Working as a community counselor on Chicago's west side, Theresa Welsh-Davis knew she'd never get rich. But she thought she made enough to get by, CBS News correspondent Cynthia Bowers reports.
Now she's not so sure.
"I bet you didn't need a government report to tell you we're dealing with inflation," Bowers asked.
"No, I live it every day," Welsh-Davis said. "Every day when I come in and I pick up the bills of I go to the store."
She's seen milk has gone up 29 percent in the last year, eggs are up 36 percent. Meanwhile, her paycheck's stayed the same.

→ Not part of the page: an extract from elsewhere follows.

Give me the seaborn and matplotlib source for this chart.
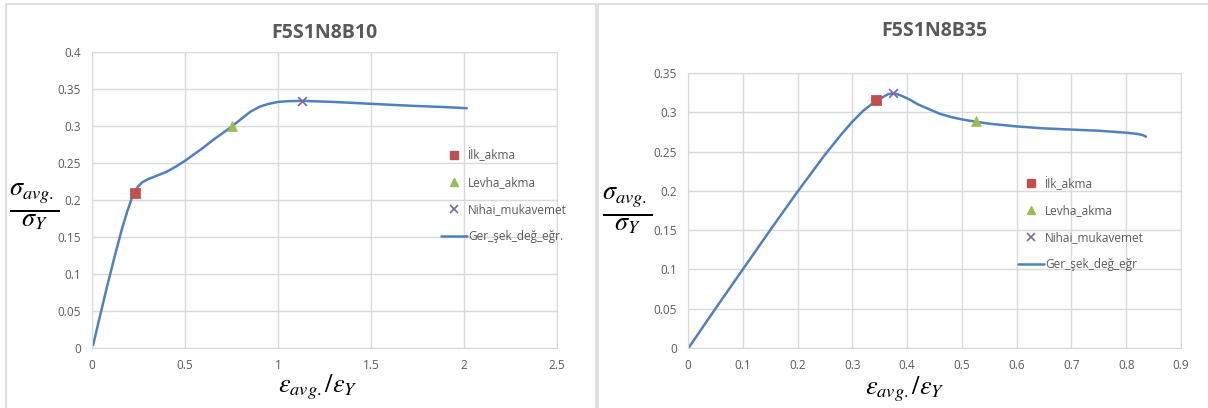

"It used to could take $150 to $175 for a month to feed us, it's now only carrying us two weeks," she said.
With gas up 30 percent, just getting to work is a struggle.
"It used to take $25 to fill a car up. It's now taking you almost $50 a week to fill your car up," Welsh-Davis said.
And there's no let up in sight, the bills keep coming - and that keeps her up at night.
"Every time I write a check, I think God for that one day that I have enough to pay this bill," she said. "But then the phone rings and it's a bill collector saying, well, you didn't pay thit bill."
She says she spending a thousand more a month than she's making. For now she's picking which ones to pay, but knows - one day soon, she may be forced to do the unimaginable: Sell the home she worked so hard to buy.
"It's gonna hurt, the day that I have to close those doors and walk away from the house," she said.
Another potential victim of the troubled economy.